Start of The records

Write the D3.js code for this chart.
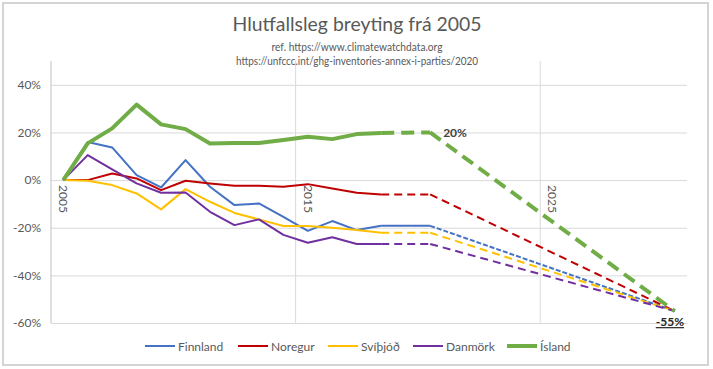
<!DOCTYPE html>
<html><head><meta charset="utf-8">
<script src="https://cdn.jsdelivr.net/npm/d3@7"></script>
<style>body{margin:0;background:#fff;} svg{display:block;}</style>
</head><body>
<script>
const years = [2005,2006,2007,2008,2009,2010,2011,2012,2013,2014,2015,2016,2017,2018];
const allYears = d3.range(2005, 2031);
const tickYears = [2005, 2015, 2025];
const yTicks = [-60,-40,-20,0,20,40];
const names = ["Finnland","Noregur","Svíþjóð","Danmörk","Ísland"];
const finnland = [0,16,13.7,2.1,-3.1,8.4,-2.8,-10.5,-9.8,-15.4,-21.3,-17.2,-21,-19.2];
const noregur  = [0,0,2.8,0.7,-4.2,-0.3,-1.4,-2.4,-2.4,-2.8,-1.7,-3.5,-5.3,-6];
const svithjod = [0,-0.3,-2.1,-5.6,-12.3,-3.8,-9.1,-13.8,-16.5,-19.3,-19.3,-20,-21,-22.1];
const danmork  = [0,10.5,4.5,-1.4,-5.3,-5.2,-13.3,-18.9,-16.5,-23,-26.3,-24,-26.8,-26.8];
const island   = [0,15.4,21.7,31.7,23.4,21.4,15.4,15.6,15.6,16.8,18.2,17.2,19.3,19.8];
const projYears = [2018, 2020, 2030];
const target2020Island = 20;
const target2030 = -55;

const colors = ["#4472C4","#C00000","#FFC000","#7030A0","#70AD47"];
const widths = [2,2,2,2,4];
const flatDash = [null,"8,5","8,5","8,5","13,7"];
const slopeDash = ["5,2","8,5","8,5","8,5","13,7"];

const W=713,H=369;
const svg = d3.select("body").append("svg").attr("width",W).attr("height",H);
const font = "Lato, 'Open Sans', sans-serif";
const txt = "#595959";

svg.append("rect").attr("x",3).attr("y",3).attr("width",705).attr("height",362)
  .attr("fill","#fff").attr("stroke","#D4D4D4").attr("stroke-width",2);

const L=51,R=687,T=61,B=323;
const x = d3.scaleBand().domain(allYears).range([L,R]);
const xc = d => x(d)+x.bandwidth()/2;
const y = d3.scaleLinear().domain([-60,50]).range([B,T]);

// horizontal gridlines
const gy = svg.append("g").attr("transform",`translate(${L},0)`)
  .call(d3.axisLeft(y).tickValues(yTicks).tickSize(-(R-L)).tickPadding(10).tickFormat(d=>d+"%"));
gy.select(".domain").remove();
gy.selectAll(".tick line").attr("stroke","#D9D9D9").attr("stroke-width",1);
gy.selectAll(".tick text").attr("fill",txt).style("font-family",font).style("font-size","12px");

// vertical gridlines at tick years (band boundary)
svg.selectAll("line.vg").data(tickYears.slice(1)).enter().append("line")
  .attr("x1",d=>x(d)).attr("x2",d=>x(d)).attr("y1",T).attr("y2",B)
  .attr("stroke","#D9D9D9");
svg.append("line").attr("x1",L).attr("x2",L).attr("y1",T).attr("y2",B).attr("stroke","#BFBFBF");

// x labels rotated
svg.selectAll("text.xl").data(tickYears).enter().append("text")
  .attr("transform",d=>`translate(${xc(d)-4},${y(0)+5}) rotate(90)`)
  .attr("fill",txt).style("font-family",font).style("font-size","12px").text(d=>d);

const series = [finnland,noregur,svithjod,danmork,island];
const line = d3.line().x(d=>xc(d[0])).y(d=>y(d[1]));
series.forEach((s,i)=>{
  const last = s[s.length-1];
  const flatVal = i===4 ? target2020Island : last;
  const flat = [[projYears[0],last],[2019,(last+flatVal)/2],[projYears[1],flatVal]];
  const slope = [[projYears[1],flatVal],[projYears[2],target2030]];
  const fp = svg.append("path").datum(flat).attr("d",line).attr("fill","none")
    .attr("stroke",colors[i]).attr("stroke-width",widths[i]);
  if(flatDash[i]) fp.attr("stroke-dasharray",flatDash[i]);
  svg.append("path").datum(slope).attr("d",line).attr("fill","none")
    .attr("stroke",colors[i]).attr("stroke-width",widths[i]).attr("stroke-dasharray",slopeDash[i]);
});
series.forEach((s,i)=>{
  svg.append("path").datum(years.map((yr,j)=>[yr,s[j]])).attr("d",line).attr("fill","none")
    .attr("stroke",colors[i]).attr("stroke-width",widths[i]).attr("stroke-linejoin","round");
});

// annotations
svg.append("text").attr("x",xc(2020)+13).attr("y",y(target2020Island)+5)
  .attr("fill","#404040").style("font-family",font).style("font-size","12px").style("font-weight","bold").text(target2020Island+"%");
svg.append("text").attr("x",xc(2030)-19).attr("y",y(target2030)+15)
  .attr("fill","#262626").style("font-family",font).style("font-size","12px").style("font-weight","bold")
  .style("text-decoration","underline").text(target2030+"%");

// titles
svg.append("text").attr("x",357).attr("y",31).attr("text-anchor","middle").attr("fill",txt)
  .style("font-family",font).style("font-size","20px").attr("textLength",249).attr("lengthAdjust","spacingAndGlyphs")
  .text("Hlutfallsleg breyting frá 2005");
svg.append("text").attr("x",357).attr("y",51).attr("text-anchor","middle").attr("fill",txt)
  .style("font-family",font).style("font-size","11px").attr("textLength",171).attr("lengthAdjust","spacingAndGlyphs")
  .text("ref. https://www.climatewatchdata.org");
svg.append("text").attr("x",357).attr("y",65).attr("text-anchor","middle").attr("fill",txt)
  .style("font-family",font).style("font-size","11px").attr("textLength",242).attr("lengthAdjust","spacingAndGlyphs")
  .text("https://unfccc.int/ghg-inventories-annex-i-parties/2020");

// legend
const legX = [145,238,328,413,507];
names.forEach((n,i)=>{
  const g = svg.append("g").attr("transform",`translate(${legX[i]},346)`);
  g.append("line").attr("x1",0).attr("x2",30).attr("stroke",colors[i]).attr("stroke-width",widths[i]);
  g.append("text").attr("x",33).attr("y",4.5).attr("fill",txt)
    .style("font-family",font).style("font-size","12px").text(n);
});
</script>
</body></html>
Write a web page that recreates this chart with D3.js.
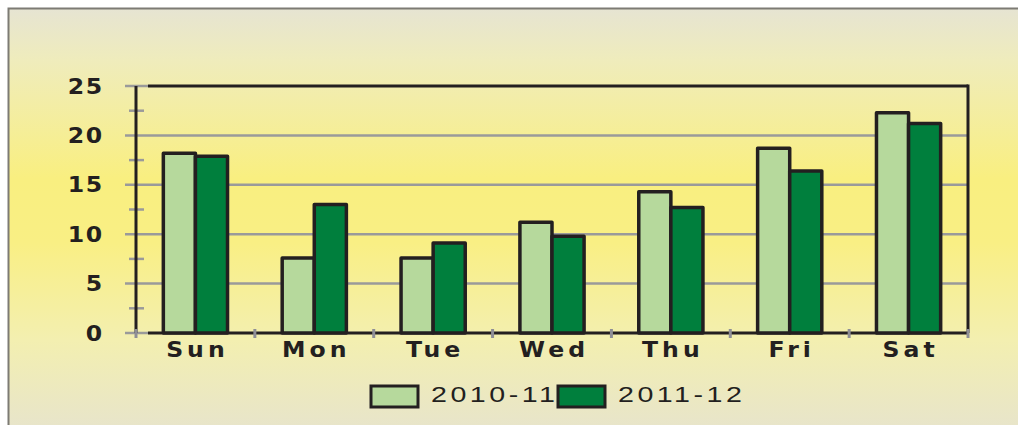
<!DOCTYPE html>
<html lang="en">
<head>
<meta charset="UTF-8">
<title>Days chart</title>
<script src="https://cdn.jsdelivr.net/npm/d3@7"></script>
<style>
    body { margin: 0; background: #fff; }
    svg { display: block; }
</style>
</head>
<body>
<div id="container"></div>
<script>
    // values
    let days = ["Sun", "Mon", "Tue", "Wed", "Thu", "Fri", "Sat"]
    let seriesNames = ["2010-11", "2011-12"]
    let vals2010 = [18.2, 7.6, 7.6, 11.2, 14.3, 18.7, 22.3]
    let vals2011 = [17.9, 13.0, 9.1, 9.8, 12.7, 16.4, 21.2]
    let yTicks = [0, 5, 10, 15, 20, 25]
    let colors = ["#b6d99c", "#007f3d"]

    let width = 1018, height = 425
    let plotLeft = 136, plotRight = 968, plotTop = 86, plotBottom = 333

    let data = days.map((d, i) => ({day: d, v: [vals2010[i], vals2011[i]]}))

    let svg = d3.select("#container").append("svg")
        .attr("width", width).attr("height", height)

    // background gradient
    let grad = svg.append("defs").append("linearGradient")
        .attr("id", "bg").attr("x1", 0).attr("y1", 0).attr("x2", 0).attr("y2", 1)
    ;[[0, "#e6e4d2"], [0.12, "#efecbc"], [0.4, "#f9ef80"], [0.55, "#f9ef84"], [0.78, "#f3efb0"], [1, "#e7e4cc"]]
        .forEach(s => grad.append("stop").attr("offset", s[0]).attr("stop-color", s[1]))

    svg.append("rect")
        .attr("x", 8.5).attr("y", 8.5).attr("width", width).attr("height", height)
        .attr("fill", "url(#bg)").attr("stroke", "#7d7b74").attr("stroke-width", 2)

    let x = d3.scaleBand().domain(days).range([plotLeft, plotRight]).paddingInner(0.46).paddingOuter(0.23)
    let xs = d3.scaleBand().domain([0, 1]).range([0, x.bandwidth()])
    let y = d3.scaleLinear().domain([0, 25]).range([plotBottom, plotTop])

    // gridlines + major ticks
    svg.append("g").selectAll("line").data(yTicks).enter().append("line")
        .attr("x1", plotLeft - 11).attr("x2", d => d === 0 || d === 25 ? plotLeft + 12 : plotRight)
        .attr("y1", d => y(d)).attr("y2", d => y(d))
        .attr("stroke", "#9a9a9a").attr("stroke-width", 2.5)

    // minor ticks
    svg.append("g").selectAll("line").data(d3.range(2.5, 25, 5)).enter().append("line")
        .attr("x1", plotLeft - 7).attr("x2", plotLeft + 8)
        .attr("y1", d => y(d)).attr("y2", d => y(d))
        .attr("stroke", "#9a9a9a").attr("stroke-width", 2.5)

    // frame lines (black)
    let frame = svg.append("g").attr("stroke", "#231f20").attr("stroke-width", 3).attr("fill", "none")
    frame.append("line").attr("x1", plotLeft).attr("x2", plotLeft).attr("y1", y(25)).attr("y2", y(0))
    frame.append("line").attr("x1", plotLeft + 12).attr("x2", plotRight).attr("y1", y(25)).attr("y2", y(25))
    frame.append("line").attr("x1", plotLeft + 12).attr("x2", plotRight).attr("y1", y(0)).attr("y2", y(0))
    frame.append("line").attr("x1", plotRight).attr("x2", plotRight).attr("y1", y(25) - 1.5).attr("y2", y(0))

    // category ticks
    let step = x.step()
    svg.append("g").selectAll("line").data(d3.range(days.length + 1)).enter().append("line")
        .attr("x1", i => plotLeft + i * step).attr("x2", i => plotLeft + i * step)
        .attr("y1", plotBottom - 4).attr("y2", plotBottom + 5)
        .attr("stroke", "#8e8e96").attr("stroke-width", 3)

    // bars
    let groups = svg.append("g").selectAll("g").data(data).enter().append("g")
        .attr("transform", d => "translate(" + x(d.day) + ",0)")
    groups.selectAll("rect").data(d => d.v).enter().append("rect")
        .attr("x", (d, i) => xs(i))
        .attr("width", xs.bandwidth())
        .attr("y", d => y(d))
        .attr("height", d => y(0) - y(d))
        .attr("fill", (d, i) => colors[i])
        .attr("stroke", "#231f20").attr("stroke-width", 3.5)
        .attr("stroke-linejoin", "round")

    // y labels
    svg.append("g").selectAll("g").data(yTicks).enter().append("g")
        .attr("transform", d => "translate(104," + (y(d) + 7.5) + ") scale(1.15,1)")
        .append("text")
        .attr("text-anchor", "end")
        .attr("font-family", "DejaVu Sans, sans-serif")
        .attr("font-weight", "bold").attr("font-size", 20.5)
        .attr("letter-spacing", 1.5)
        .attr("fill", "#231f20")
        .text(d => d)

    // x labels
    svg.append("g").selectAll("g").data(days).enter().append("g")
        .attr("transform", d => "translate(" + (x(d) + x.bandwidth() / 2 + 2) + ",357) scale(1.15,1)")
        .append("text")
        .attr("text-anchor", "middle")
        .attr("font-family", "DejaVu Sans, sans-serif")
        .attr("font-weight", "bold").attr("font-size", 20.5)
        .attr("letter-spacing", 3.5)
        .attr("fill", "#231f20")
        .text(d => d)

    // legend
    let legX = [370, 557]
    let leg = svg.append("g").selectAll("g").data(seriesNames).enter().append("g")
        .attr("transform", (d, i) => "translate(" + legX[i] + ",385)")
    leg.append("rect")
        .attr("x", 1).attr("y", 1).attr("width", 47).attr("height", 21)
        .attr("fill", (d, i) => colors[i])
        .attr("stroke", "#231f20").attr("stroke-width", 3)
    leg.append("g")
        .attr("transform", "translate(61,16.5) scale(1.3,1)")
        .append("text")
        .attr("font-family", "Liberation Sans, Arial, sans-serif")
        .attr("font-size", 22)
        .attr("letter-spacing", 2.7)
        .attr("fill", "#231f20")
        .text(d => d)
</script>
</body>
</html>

End of The records
Start of The records

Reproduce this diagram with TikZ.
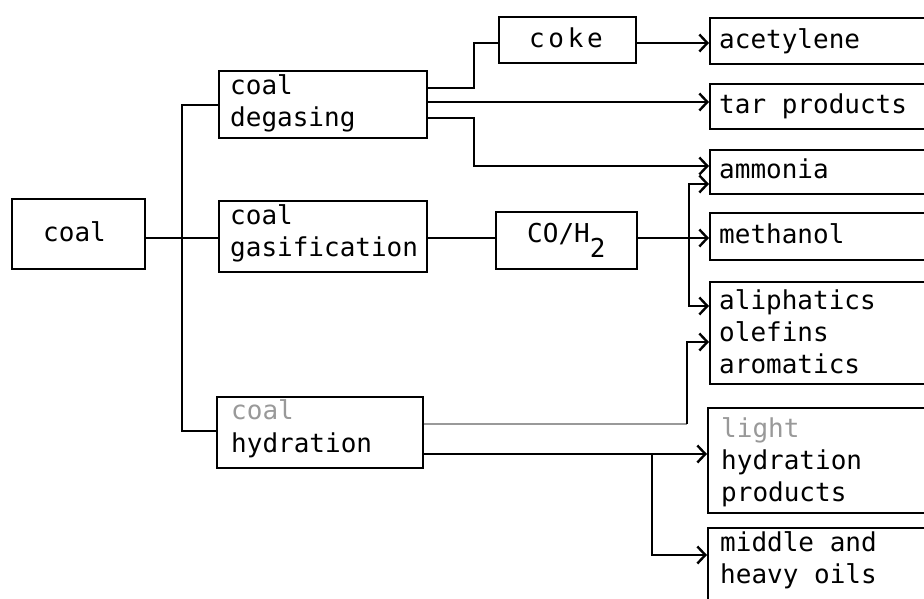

End of The records

(Short problem): Copy every line of the entries above in which "chart" occurs.

(Task result):
Write the D3.js code for this chart.
Write a web page that recreates this chart with D3.js.
<title>Days chart</title>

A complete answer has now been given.